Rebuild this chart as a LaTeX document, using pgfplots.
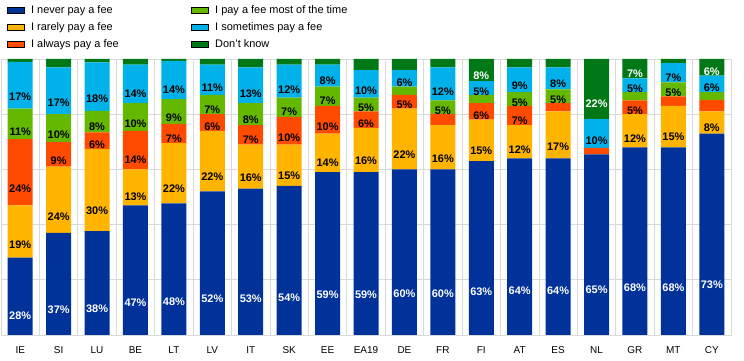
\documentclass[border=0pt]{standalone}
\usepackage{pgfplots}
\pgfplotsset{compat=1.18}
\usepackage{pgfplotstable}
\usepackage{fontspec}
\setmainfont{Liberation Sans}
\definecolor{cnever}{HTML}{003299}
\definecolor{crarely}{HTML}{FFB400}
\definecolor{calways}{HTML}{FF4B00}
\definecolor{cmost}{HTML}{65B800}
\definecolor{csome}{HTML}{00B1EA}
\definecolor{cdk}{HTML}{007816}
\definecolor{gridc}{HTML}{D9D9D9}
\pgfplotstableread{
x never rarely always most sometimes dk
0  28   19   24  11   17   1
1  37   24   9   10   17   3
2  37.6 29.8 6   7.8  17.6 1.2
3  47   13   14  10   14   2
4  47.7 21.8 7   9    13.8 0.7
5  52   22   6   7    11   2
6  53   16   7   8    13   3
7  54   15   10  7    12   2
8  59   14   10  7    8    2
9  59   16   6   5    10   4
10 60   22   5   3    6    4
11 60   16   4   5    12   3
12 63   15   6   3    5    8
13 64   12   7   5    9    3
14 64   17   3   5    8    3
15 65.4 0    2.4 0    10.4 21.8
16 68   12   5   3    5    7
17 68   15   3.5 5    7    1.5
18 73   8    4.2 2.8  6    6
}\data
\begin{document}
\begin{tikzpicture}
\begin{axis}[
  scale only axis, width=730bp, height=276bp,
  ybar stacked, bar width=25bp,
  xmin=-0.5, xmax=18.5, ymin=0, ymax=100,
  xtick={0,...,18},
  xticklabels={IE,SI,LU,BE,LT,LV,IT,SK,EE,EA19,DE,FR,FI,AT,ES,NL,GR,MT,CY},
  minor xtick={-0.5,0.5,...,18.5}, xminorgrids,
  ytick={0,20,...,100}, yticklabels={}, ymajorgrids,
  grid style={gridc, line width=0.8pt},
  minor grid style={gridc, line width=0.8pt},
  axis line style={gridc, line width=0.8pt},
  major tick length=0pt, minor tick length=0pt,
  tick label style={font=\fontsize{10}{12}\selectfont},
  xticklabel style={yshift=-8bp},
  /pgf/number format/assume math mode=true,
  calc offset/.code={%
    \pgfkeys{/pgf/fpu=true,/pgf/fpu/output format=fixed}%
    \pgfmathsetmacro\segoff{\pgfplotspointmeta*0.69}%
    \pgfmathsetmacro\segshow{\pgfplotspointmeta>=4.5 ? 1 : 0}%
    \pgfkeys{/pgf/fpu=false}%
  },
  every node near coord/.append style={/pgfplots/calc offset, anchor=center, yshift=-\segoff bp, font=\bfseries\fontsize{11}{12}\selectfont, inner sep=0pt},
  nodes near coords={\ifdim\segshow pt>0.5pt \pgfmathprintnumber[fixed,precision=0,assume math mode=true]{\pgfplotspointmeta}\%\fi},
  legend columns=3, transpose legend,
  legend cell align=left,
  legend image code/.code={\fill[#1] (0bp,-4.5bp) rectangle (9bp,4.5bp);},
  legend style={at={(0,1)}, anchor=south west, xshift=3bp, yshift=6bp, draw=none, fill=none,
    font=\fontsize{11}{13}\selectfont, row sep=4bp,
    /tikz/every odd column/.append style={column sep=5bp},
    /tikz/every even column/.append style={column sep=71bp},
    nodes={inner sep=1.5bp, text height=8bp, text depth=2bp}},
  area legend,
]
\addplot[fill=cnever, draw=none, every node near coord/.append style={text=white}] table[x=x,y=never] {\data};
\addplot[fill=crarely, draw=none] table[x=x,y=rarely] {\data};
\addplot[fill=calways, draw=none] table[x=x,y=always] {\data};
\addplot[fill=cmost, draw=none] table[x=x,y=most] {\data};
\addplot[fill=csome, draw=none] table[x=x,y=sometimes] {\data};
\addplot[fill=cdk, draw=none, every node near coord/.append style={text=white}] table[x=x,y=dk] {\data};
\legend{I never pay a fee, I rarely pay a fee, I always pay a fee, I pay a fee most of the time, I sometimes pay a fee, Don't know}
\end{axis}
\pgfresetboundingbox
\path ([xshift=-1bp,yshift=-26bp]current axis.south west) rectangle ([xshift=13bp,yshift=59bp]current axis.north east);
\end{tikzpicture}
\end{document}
* * * * * * *
### Written exercise
The listing above needs to be output again exactly. Don't include the pictures.

### The reply
Rebuild this chart as a LaTeX document, using pgfplots.
\documentclass[border=0pt]{standalone}
\usepackage{pgfplots}
\pgfplotsset{compat=1.18}
\usepackage{pgfplotstable}
\usepackage{fontspec}
\setmainfont{Liberation Sans}
\definecolor{cnever}{HTML}{003299}
\definecolor{crarely}{HTML}{FFB400}
\definecolor{calways}{HTML}{FF4B00}
\definecolor{cmost}{HTML}{65B800}
\definecolor{csome}{HTML}{00B1EA}
\definecolor{cdk}{HTML}{007816}
\definecolor{gridc}{HTML}{D9D9D9}
\pgfplotstableread{
x never rarely always most sometimes dk
0  28   19   24  11   17   1
1  37   24   9   10   17   3
2  37.6 29.8 6   7.8  17.6 1.2
3  47   13   14  10   14   2
4  47.7 21.8 7   9    13.8 0.7
5  52   22   6   7    11   2
6  53   16   7   8    13   3
7  54   15   10  7    12   2
8  59   14   10  7    8    2
9  59   16   6   5    10   4
10 60   22   5   3    6    4
11 60   16   4   5    12   3
12 63   15   6   3    5    8
13 64   12   7   5    9    3
14 64   17   3   5    8    3
15 65.4 0    2.4 0    10.4 21.8
16 68   12   5   3    5    7
17 68   15   3.5 5    7    1.5
18 73   8    4.2 2.8  6    6
}\data
\begin{document}
\begin{tikzpicture}
\begin{axis}[
  scale only axis, width=730bp, height=276bp,
  ybar stacked, bar width=25bp,
  xmin=-0.5, xmax=18.5, ymin=0, ymax=100,
  xtick={0,...,18},
  xticklabels={IE,SI,LU,BE,LT,LV,IT,SK,EE,EA19,DE,FR,FI,AT,ES,NL,GR,MT,CY},
  minor xtick={-0.5,0.5,...,18.5}, xminorgrids,
  ytick={0,20,...,100}, yticklabels={}, ymajorgrids,
  grid style={gridc, line width=0.8pt},
  minor grid style={gridc, line width=0.8pt},
  axis line style={gridc, line width=0.8pt},
  major tick length=0pt, minor tick length=0pt,
  tick label style={font=\fontsize{10}{12}\selectfont},
  xticklabel style={yshift=-8bp},
  /pgf/number format/assume math mode=true,
  calc offset/.code={%
    \pgfkeys{/pgf/fpu=true,/pgf/fpu/output format=fixed}%
    \pgfmathsetmacro\segoff{\pgfplotspointmeta*0.69}%
    \pgfmathsetmacro\segshow{\pgfplotspointmeta>=4.5 ? 1 : 0}%
    \pgfkeys{/pgf/fpu=false}%
  },
  every node near coord/.append style={/pgfplots/calc offset, anchor=center, yshift=-\segoff bp, font=\bfseries\fontsize{11}{12}\selectfont, inner sep=0pt},
  nodes near coords={\ifdim\segshow pt>0.5pt \pgfmathprintnumber[fixed,precision=0,assume math mode=true]{\pgfplotspointmeta}\%\fi},
  legend columns=3, transpose legend,
  legend cell align=left,
  legend image code/.code={\fill[#1] (0bp,-4.5bp) rectangle (9bp,4.5bp);},
  legend style={at={(0,1)}, anchor=south west, xshift=3bp, yshift=6bp, draw=none, fill=none,
    font=\fontsize{11}{13}\selectfont, row sep=4bp,
    /tikz/every odd column/.append style={column sep=5bp},
    /tikz/every even column/.append style={column sep=71bp},
    nodes={inner sep=1.5bp, text height=8bp, text depth=2bp}},
  area legend,
]
\addplot[fill=cnever, draw=none, every node near coord/.append style={text=white}] table[x=x,y=never] {\data};
\addplot[fill=crarely, draw=none] table[x=x,y=rarely] {\data};
\addplot[fill=calways, draw=none] table[x=x,y=always] {\data};
\addplot[fill=cmost, draw=none] table[x=x,y=most] {\data};
\addplot[fill=csome, draw=none] table[x=x,y=sometimes] {\data};
\addplot[fill=cdk, draw=none, every node near coord/.append style={text=white}] table[x=x,y=dk] {\data};
\legend{I never pay a fee, I rarely pay a fee, I always pay a fee, I pay a fee most of the time, I sometimes pay a fee, Don't know}
\end{axis}
\pgfresetboundingbox
\path ([xshift=-1bp,yshift=-26bp]current axis.south west) rectangle ([xshift=13bp,yshift=59bp]current axis.north east);
\end{tikzpicture}
\end{document}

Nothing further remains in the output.